A "matrix polynomial" is a polynomial in a variable, say, z, with matrix coefficients. Analogous to finding roots (zeros) of polynomials, and analogous to finding eigenvalues of matrices, one frequently wants to find values of z so that the matrix polynomial is singular. One standard method for doing so is to convert the matrix polynomial into a (usually larger) generalized eigenvalue problem---this process is called "linearization". There are infinitely many possible linearizations, some better than others; for instance, if the original polynomial is expressed in a basis other than the usual monomial basis, it is better to directly linearize than it is to convert first to the monomial basis. But while some of those linearizations were known to work and had been proved to be at least strong local linearizations, for others there was no direct proof of strict equivalence.
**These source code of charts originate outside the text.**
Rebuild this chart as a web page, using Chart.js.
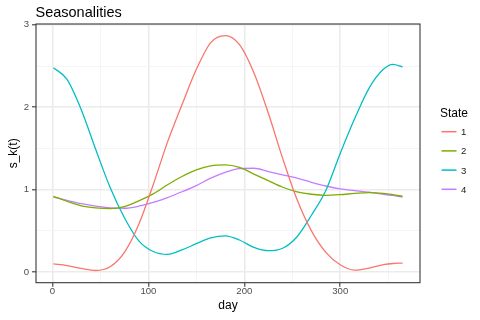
<!DOCTYPE html>
<html>
<head>
<meta charset="utf-8">
<script src="https://cdn.jsdelivr.net/npm/chart.js@4.4.0/dist/chart.umd.min.js"></script>
<style>
  html, body { margin: 0; padding: 0; background: #fff; }
  #caja { width: 480px; height: 320px; }
</style>
</head>
<body>
<div id="caja"><canvas id="lienzo" width="480" height="320"></canvas></div>
<script>
// Valores (dia del año -> s_k(t))
const dias = [1, 15, 30, 45, 60, 75, 90, 105, 120, 135, 150, 165, 180, 195, 210, 225, 240, 255, 270, 285, 300, 315, 330, 345, 355, 365];
const estado1 = [0.10, 0.08, 0.045, 0.02, 0.065, 0.24, 0.58, 1.06, 1.58, 2.03, 2.46, 2.785, 2.87, 2.76, 2.42, 1.93, 1.38, 0.88, 0.50, 0.24, 0.09, 0.025, 0.05, 0.09, 0.105, 0.11];
const estado2 = [0.92, 0.86, 0.805, 0.78, 0.77, 0.795, 0.865, 0.95, 1.06, 1.16, 1.24, 1.29, 1.30, 1.27, 1.19, 1.11, 1.03, 0.975, 0.945, 0.932, 0.94, 0.955, 0.965, 0.955, 0.94, 0.92];
const estado3 = [2.48, 2.34, 1.97, 1.49, 1.03, 0.66, 0.38, 0.25, 0.215, 0.27, 0.345, 0.415, 0.44, 0.39, 0.30, 0.26, 0.29, 0.43, 0.69, 0.99, 1.44, 1.86, 2.23, 2.46, 2.52, 2.49];
const estado4 = [0.91, 0.87, 0.83, 0.80, 0.78, 0.775, 0.80, 0.845, 0.905, 0.975, 1.05, 1.14, 1.21, 1.255, 1.26, 1.22, 1.18, 1.14, 1.09, 1.045, 1.01, 0.99, 0.97, 0.945, 0.93, 0.91];
const estados = ["1", "2", "3", "4"];

// Marcas de los ejes
const xMarcas = [0, 100, 200, 300];
const xMenores = [50, 150, 250, 350];
const yMarcas = [0, 1, 2, 3];
const yMenores = [0.5, 1.5, 2.5];

const colores = ['#F8766D', '#7CAE00', '#00BFC4', '#C77CFF'];
const fuente = '"Liberation Sans", Arial, sans-serif';
const series = [estado1, estado2, estado3, estado4];

// Borde del panel, titulo y leyenda dibujados a mano (estilo ggplot)
const panel = {
    id: 'panel',
    beforeDraw(chart) {
        const c = chart.ctx;
        c.save();
        c.fillStyle = '#fff';
        c.fillRect(0, 0, chart.width, chart.height);
        c.restore();
    },
    afterDraw(chart) {
        const c = chart.ctx;
        const a = chart.chartArea;
        c.save();
        c.strokeStyle = '#333';
        c.lineWidth = 1.07;
        c.strokeRect(a.left, a.top, a.right - a.left, a.bottom - a.top);

        c.fillStyle = '#000';
        c.textBaseline = 'alphabetic';
        c.textAlign = 'left';
        c.font = '14.5px ' + fuente;
        c.fillText('Seasonalities', a.left - 0.5, 16.7);

        c.font = '12px ' + fuente;
        c.fillText('State', 440, 117.3);
        chart.data.datasets.forEach((ds, i) => {
            const y = 131.7 + i * 19.2;
            c.strokeStyle = ds.borderColor;
            c.lineWidth = 1.5;
            c.beginPath();
            c.moveTo(441.5, y);
            c.lineTo(456.5, y);
            c.stroke();
            c.fillStyle = '#1a1a1a';
            c.font = '9.6px ' + fuente;
            c.fillText(ds.label, 461, y + 3.4);
        });
        c.restore();
    }
};

function rejilla(marcas) {
    return {
        color: c => marcas.includes(c.tick.value) ? '#ebebeb' : '#f3f3f3',
        lineWidth: c => marcas.includes(c.tick.value) ? 1.6 : 0.8,
        tickColor: c => marcas.includes(c.tick.value) ? '#333' : 'rgba(0,0,0,0)',
        tickLength: 4,
        tickWidth: 1.07
    };
}

const contexto = document.getElementById("lienzo").getContext("2d");
const grafico = new Chart(contexto, {
    type: 'line',
    data: {
        datasets: estados.map((e, i) => ({
            label: e,
            data: dias.map((d, j) => ({ x: d, y: series[i][j] })),
            borderColor: colores[i],
            backgroundColor: colores[i],
            borderWidth: 1.3,
            pointRadius: 0,
            cubicInterpolationMode: 'monotone',
            fill: false
        }))
    },
    options: {
        responsive: false,
        animation: false,
        layout: { padding: { top: 24, right: 60, bottom: 0, left: 0 } },
        plugins: {
            legend: { display: false },
            title: { display: false },
            tooltip: { enabled: false }
        },
        scales: {
            x: {
                type: 'linear',
                min: -17.2,
                max: 383.2,
                afterBuildTicks: eje => {
                    eje.ticks = [...xMarcas, ...xMenores].sort((a, b) => a - b).map(v => ({ value: v }));
                },
                afterFit: eje => {
                    eje.height = 37.3;
                    eje.paddingLeft = 0;
                    eje.paddingRight = 0;
                },
                ticks: {
                    callback: v => xMarcas.includes(v) ? String(v) : '',
                    color: '#4d4d4d',
                    font: { family: fuente, size: 9.6, lineHeight: 1 },
                    padding: 0,
                    maxRotation: 0,
                    autoSkip: false
                },
                grid: rejilla(xMarcas),
                border: { display: false },
                title: {
                    display: true,
                    text: 'day',
                    color: '#000',
                    font: { family: fuente, size: 12 },
                    padding: { top: 0, bottom: 7.3 }
                }
            },
            y: {
                type: 'linear',
                min: -0.128,
                max: 3.01,
                afterBuildTicks: eje => {
                    eje.ticks = [...yMarcas, ...yMenores].sort((a, b) => a - b).map(v => ({ value: v }));
                },
                afterFit: eje => {
                    eje.width = 36;
                    eje.paddingTop = 0;
                    eje.paddingBottom = 0;
                },
                ticks: {
                    callback: v => yMarcas.includes(v) ? String(v) : '',
                    color: '#4d4d4d',
                    font: { family: fuente, size: 9.6 },
                    padding: 3,
                    autoSkip: false
                },
                grid: rejilla(yMarcas),
                border: { display: false },
                title: {
                    display: true,
                    text: 's_k(t)',
                    color: '#000',
                    font: { family: fuente, size: 12 },
                    padding: { top: 6, bottom: 0 }
                }
            }
        }
    },
    plugins: [panel]
});
</script>
</body>
</html>
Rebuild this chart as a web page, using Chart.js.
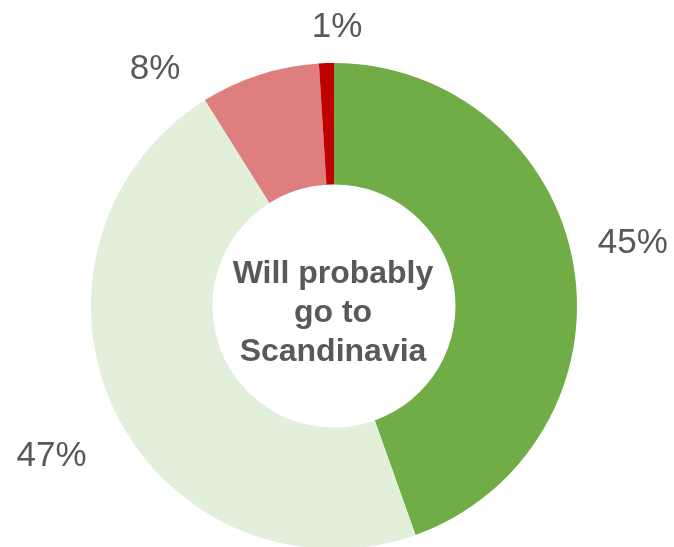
<!DOCTYPE html>
<html>
<head>
<meta charset="utf-8">
<script src="https://cdn.jsdelivr.net/npm/chart.js@4/dist/chart.umd.min.js"></script>
<style>
  html, body { margin: 0; padding: 0; background: #ffffff; overflow: hidden; }
  #wrap { width: 674px; height: 547px; overflow: hidden; }
  canvas { display: block; }
</style>
</head>
<body>
<div id="wrap"><canvas id="chart" width="674" height="560"></canvas></div>
<script>
// Shares of answers, clockwise from 12 o'clock
const categories = ['Definitely', 'Probably', 'Probably not', 'Definitely not'];
const shares = [45, 47, 8, 1];
const sliceColors = ['#70AD47', '#E2EFDA', '#DF7E7E', '#C00000'];
const centerLines = ['Will probably', 'go to', 'Scandinavia'];

// Label placement around the ring: angle shift from slice middle (deg), distance as a multiple of the outer radius
const labelShift = [-2.6, -1.8, -19.0, 2.4];
const labelDistance = [1.259, 1.312, 1.229, 1.160];

const ringLabels = {
  id: 'ringLabels',
  afterDraw(chart) {
    const ctx = chart.ctx;
    const meta = chart.getDatasetMeta(0);
    ctx.save();
    ctx.fillStyle = '#595959';
    ctx.textAlign = 'center';
    ctx.textBaseline = 'alphabetic';
    ctx.font = '35px "Liberation Sans", Arial, sans-serif';
    meta.data.forEach((arc, i) => {
      const p = arc.getProps(['x', 'y', 'startAngle', 'endAngle', 'outerRadius'], true);
      const mid = (p.startAngle + p.endAngle) / 2 + labelShift[i] * Math.PI / 180;
      const r = p.outerRadius * labelDistance[i];
      const x = p.x + r * Math.cos(mid);
      const y = p.y + r * Math.sin(mid);
      ctx.fillText(shares[i] + '%', x, y + 12.5);
    });
    // centre caption
    const a0 = meta.data[0].getProps(['x', 'y'], true);
    ctx.font = 'bold 32px "Liberation Sans", Arial, sans-serif';
    const baselines = [-23, 16, 55];
    centerLines.forEach((t, i) => ctx.fillText(t, a0.x - 1, a0.y + baselines[i]));
    ctx.restore();
  }
};

new Chart(document.getElementById('chart'), {
  type: 'doughnut',
  data: {
    labels: categories,
    datasets: [{
      data: shares,
      backgroundColor: sliceColors,
      borderWidth: 0,
      hoverOffset: 0
    }]
  },
  options: {
    responsive: false,
    animation: false,
    cutout: '50%',
    layout: { padding: { left: 91, right: 97, top: 63, bottom: 11 } },
    plugins: {
      legend: { display: false },
      tooltip: { enabled: false }
    }
  },
  plugins: [ringLabels]
});
</script>
</body>
</html>
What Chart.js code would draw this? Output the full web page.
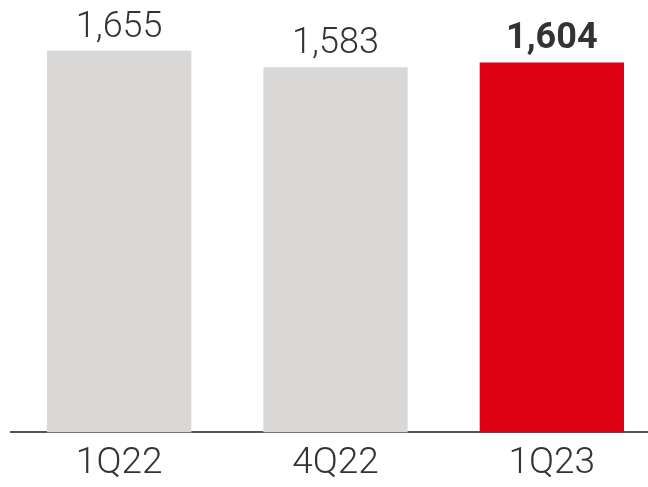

By using computer algebra tools creatively on small scalar examples we were able to detect patterns that allowed us to give direct proofs for Lagrange bases and Bernstein bases. Both the results and the method might be of interest to the reader.

## Why is it important?

The proofs of strict equivalence have a "comfort" value only; really, the equivalence was known, and these direct proofs only provide independent confirmation. That the method worked---that we were able to identify patterns by computation on scalar examples, which we were later able to prove, is perhaps more important, as an example of what is known as "computational discovery" or "experimental mathematics".